Ainsi, le 23 avril dernier, ils étaient plus de 12 millions sur Fortnite à assister au concert «Astronomical» du rappeur Travis Scott. Pendant le confinement, les métavers sont devenus de nouveaux espaces de socialisation. Fini le temps où l’on venait sur les jeux exclusivement pour jouer. On y vient désormais aussi pour pallier aux carences du présentiel.

Dans le années 2000, Second Life a connu son heure de gloire. Le soufflé est retombé. Le succès des métavers survivra-t-il au-delà de la pandémie?

Mignon

L’expression de ravissement «trop mignon!» constitue un autre exutoire au quotidien morose. Sur le Web, les vidéos de chats mignons sont championnes toutes catégories. Elles dépasseraient le porno!

Avec la parution de «Trop mignon! Mythologies du cute», un mignon petit bouquin avec cinq chatons sur son bandeau, cette fascination est devenue sujet d’analyse. Pour son auteur, l’historien d’art québécois Vincent Lavoie, mignon est «une qualification esthétique qui renvoie à des êtres vivants ou des objets qui procurent une forme de plaisir par la délicatesse de leurs formes, de leurs attitudes et de leurs gestes». Ouvrir les yeux, c’est constater que nous vivons l’âge du triomphe du mignon, du «cute» en anglais, du «kawaï» en japonais.

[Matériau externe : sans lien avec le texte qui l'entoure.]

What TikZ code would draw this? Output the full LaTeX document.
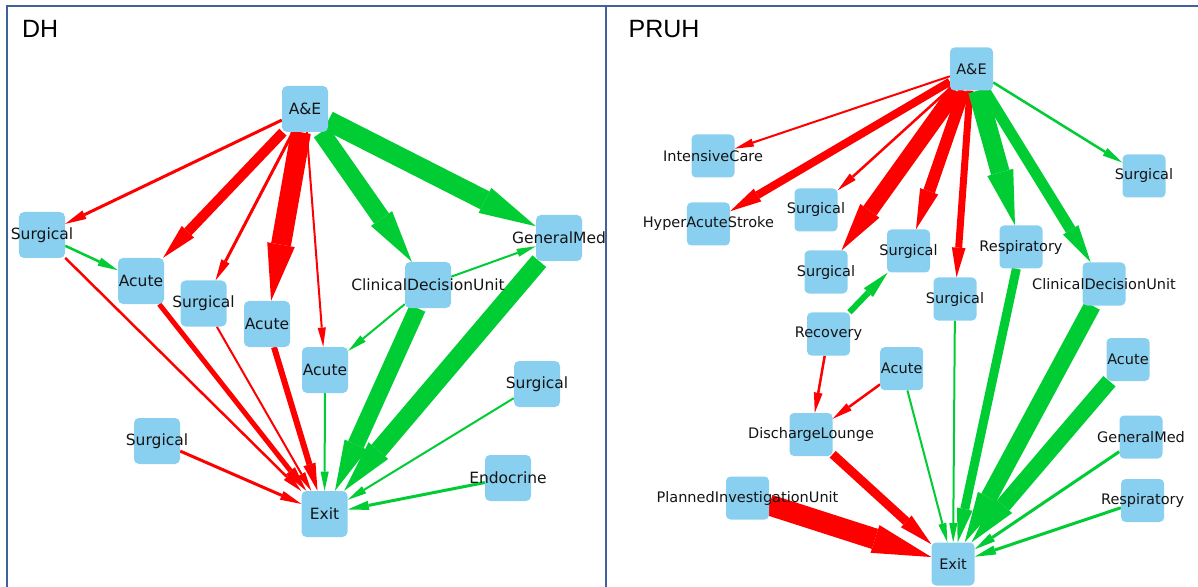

Le mignon active des zones du cerveau qui produisent une satisfaction très rapide et de l’empathie, l’émotion phare de notre époque. Pour Vincent Lavoie, ceci est en parfaite adéquation avec «l’ère du capitalisme de l’affect qui est la nôtre», ce qui explique son succès.

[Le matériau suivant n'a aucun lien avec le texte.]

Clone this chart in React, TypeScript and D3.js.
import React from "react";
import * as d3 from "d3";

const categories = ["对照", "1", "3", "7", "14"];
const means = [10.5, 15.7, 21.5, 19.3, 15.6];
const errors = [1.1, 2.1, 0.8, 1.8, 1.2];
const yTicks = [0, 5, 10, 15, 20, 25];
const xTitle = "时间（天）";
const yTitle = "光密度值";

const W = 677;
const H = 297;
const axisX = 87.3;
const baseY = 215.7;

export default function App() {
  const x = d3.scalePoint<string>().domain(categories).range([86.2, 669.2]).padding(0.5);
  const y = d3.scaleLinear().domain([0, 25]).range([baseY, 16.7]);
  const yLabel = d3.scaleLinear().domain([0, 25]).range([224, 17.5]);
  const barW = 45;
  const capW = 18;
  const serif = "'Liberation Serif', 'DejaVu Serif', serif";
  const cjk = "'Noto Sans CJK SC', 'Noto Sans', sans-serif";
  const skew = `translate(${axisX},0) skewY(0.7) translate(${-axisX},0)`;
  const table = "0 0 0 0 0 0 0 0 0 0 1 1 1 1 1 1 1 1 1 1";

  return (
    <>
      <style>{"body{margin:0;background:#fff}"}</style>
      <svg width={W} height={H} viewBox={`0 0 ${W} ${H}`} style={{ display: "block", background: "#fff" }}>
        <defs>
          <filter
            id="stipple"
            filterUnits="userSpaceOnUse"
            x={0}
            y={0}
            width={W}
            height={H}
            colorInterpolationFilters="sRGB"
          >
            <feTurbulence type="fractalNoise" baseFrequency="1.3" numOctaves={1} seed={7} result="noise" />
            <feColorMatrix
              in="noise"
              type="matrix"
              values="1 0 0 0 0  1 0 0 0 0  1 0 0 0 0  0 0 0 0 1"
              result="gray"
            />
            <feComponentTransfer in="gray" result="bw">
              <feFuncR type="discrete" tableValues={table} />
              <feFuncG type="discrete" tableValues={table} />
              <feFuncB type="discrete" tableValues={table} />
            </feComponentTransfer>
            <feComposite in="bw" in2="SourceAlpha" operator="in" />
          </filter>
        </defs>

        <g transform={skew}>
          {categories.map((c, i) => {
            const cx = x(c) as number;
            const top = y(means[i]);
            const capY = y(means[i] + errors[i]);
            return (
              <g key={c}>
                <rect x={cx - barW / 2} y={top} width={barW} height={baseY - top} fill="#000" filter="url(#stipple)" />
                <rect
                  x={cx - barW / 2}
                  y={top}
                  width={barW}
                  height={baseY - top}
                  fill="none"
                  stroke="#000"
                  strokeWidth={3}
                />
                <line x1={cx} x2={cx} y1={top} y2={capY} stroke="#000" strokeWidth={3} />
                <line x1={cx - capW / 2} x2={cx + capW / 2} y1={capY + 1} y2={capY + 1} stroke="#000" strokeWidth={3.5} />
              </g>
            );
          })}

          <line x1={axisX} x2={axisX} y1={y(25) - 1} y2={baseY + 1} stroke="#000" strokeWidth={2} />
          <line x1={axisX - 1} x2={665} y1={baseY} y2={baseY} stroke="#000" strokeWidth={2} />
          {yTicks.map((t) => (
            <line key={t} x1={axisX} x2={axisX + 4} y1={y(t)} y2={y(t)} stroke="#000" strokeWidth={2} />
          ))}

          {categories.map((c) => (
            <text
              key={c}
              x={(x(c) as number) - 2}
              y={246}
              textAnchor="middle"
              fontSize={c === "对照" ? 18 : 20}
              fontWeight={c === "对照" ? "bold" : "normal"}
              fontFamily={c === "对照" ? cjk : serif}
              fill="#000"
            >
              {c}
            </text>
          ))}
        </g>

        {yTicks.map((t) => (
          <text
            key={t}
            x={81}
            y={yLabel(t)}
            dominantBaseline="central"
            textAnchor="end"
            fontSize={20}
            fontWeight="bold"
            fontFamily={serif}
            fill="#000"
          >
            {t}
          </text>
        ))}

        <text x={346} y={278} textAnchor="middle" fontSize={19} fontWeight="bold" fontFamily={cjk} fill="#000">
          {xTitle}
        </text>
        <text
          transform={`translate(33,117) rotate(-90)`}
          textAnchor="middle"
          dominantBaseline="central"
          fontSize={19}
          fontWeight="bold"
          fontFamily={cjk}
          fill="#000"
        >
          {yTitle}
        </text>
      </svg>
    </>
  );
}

La lecture de cet essai opère une forme de déniaisement. Ainsi, ce qui est mignon procure certes du plaisir, «mais un plaisir intéressé, peut-être même coupable, distinct de celui, désintéressé, que le beau est réputé produire», met en garde l’historien. Il cite notamment les archives photographiques de nazis caressant des chats ou les vidéos de groupes djihadistes avec des chatons mignons en agents de recrutement.